Esta no era una visita fácil. Habrá quien afirme que ningún acto del pastor de almas de Roma lo es. Colocarse de cualquiera de los dos lados cuando existen ecuaciones conflictivas –cualesquiera que estas sean, y la de Colombia más aún– le gana tantos adeptos como detractores, y el fin de la Iglesia Católica es el de atraer fieles y no el de espantarlos.

En el caso de los vecinos, la visita papal enfrentaba un terreno pantanoso: un gobierno empeñado en cerrar su ciclo político en medio de los vítores de sus administrados, al cual se suma un pequeñísimo porcentaje de la población y, del otro lado, la grandísima mayoría colombiana que rechaza la presente manera de gobernar y que, además, para que no quede duda, le propinó un No elocuente e inequívoco al más destacado y desatinado de sus logros: la firma de un acuerdo de paz con los criminales miembros de la guerrilla de las FARC.

Una diatriba entre el debido perdón en términos católicos a quienes se arrepienten y rectifican; la obligada solidaridad fraterna con las víctimas de los crímenes horrendos; la humanitaria y piadosa necesidad de reconciliación entre hermanos de sangre de cara a un futuro a ser construido entre todos, y la flagrante necesidad del imperio de la justicia y la sindéresis política son algunos de los elementos del ajedrez que ha tenido que encarar el máximo prelado argentino en su visita apostólica a tierra vecina. Al tiempo que ha sido preciso tener presente que además de portar el báculo de Pedro, Francisco ha venido a Colombia ungido de la representación del Estado vaticano.

El Papa fue aconsejado de no posicionarse con gestos demasiado contemporizadores con los objetivos pacifistas del gobierno. Igualmente sus asesores le advirtieron evitar cualquier posicionamiento de rechazo a esa mitad de la población a la que incomoda el nuevo estilo de gobierno que se traduce en la olímpica ignorancia de la voluntad de los gobernados.

Otro reto a enfrentar por los estrategas del Vaticano ha sido el de sortear de la mejor manera la determinación del anfitrión presidente de capitalizar para sí, y para su proyecto estrella, cada movimiento, gesto o palabra del pontífice, incluyendo los que nada tienen que ver con la gesta pacificadora.

Un gran aparato de propaganda oficial se ocupó de sembrar en el ánimo de los colombianos la especie de que el Papa venía al país sudamericano a endosar irrestrictamente los resultados de las negociaciones de La Habana con las FARC, e hizo otro tanto a escala internacional.

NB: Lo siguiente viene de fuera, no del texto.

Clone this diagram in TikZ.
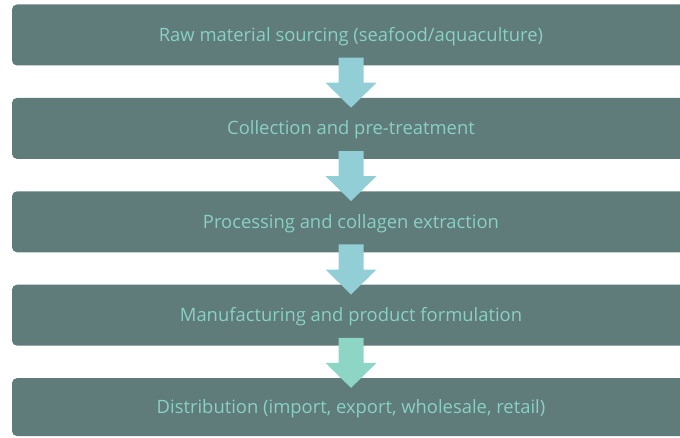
\documentclass[tikz,border=0pt]{standalone}
\usepackage{fontspec}
\setmainfont{Open Sans}
\usepackage{tikz}
\usetikzlibrary{positioning}
\definecolor{boxfill}{HTML}{5F7B7A}
\definecolor{boxtext}{HTML}{8AD0C4}
\definecolor{arrowblue}{HTML}{92CED6}
\definecolor{arrowgreen}{HTML}{8DD6C6}

\begin{document}
\begin{tikzpicture}[x=1pt,y=1pt,
    stage/.style={fill=boxfill,text=boxtext,rounded corners=5pt,minimum width=678pt,minimum height=61pt,inner sep=0pt,
        text height=13pt,text depth=0pt,font=\fontsize{18.4}{21}\selectfont},
    node distance=32pt]
                \useasboundingbox (0,0) rectangle (680,437);
                \clip (0,0) rectangle (680,437);
                \node[stage] (b1) at (351,402) {Raw material sourcing (seafood/aquaculture)};
                \node[stage, below=of b1] (b2) {Collection and pre-treatment};
                \node[stage, below=of b2] (b3) {Processing and collagen extraction};
                \node[stage, below=of b3] (b4) {Manufacturing and product formulation};
                \node[stage, below=of b4, minimum height=58pt] (b5) {Distribution (import, export, wholesale, retail)};
            
                \foreach \i/\c in {1/arrowblue,2/arrowblue,3/arrowblue,4/arrowgreen}{
                    \fill[\c] ([shift={(-12.5,8)}]b\i.south) -- ++(25,0) -- ++(0,-25) -- ++(13,0)
                        -- ++(-25.5,-25) -- ++(-25.5,25) -- ++(13,0) -- cycle;
                }
            \end{tikzpicture}
\end{document}
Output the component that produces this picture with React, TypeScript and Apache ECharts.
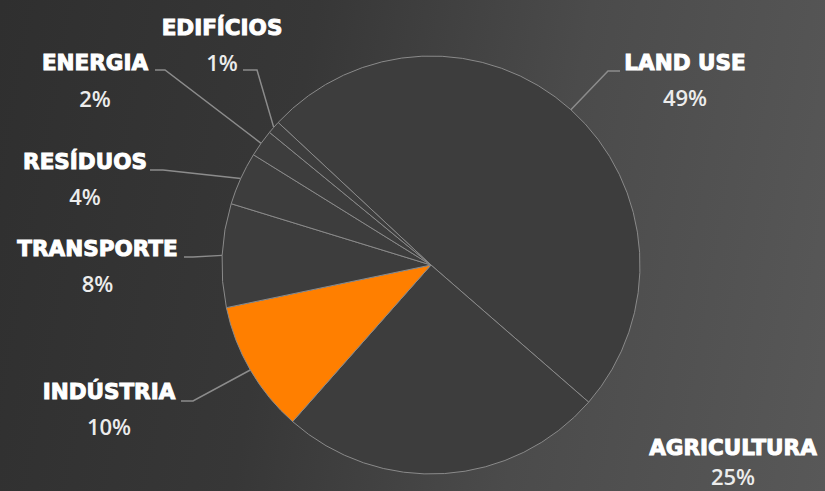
import React, { useEffect, useRef } from "react";
import * as echarts from "echarts";

const categories = ["LAND USE", "AGRICULTURA", "INDÚSTRIA", "TRANSPORTE", "RESÍDUOS", "ENERGIA", "EDIFÍCIOS"];
const values = [49.4, 25.1, 10.2, 8.0, 4.1, 2.1, 1.0];
const highlighted = ["INDÚSTRIA"];

// label anchor positions (layout only)
const labelPlacement: { x: number; y: number; elbow?: number[]; end?: number[]; tight?: boolean }[] = [
  { x: 685, y: 79.5, elbow: [608, 71], end: [620, 71] },
  { x: 733, y: 458, tight: true },
  { x: 109, y: 408.5, elbow: [193, 401], end: [181, 401] },
  { x: 97.5, y: 265.5, elbow: [193, 257], end: [184, 257] },
  { x: 85, y: 178.5, elbow: [163, 170], end: [150, 170] },
  { x: 95, y: 80, elbow: [165, 70], end: [155, 70] },
  { x: 222, y: 44.5, elbow: [257, 70], end: [243, 70] },
];

const richStyles = (nLH: number, vLH: number) => ({
  n: {
    fontFamily: "DejaVu Sans",
    fontWeight: "bold",
    fontSize: 21.5,
    color: "#ffffff",
    textBorderColor: "#ffffff",
    textBorderWidth: 1,
    lineHeight: nLH,
    align: "center",
  },
  v: { fontFamily: "Open Sans", fontWeight: 600, fontSize: 22, color: "#ececec", lineHeight: vLH, align: "center" },
});

export default function App() {
  const ref = useRef<HTMLDivElement>(null);
  useEffect(() => {
    if (!ref.current) return;
    const chart = echarts.init(ref.current, undefined, { renderer: "svg" });
    chart.setOption({
      animation: false,
      backgroundColor: "transparent",
      series: [
        {
          type: "pie",
          center: [431, 265],
          radius: 209,
          startAngle: 137,
          clockwise: true,
          avoidLabelOverlap: false,
          data: categories.map((name, i) => ({
            name,
            value: values[i],
            itemStyle: highlighted.includes(name) ? { color: "#ff7f00" } : undefined,
            labelLine: labelPlacement[i].elbow ? undefined : { show: false },
            label: labelPlacement[i].tight ? { rich: richStyles(36, 22) } : undefined,
          })),
          itemStyle: { color: "#3d3d3d", borderColor: "#8a8a8a", borderWidth: 1 },
          emphasis: { disabled: true },
          label: {
            show: true,
            position: "outside",
            formatter: (p: any) => `{n|${p.name}}\n{v|${Math.round(p.value)}%}`,
            rich: richStyles(35, 35),
          },
          labelLine: { show: true, lineStyle: { color: "#8c8c8c", width: 1.5 } },
          labelLayout: (params: any) => {
            const p = labelPlacement[params.dataIndex];
            const start = params.labelLinePoints && params.labelLinePoints[0];
            const out: any = { x: p.x, y: p.y, align: "center", verticalAlign: "middle" };
            if (p.elbow && start) out.labelLinePoints = [start, p.elbow, p.end];
            return out;
          },
        },
      ],
    });
    return () => chart.dispose();
  }, []);
  return (
    <div
      style={{
        position: "absolute",
        left: 0,
        top: 0,
        width: 825,
        height: 491,
        background: "linear-gradient(100deg, #2f2f2f 0%, #373737 35%, #4b4b4b 65%, #585858 100%)",
      }}
    >
      <div ref={ref} style={{ width: 825, height: 491 }} />
    </div>
  );
}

Los grandes titulares del planeta entero mostraban al prelado como el avalista que le faltaba a Juan Manuel Santos para sacramentar su ejecutoria.

Por todo lo anterior, cada gesto y cada palabra de Francisco fueron considerados milimétricamente para no ofender ni a tirios ni a troyanos. Aun así, un mensaje inequívoco era necesario dejar como corolario de tan esperada visita, y el Papa escogió bien el tema: la reconciliación, materia sin mácula que satisface a todos por igual.

La diplomacia del Vaticano se lució; Francisco, el sabio, salió bien parado sin meterle el dedo en el ojo a su anfitrión, al tiempo que se ganaba el irrestricto afecto de los neogranadinos, cuando abordó, si ambages, un tema que no puede ser ni más actual ni más adaptado a la realidad y a las necesidades de la sociedad colombiana hoy: reconciliarse entre ellos.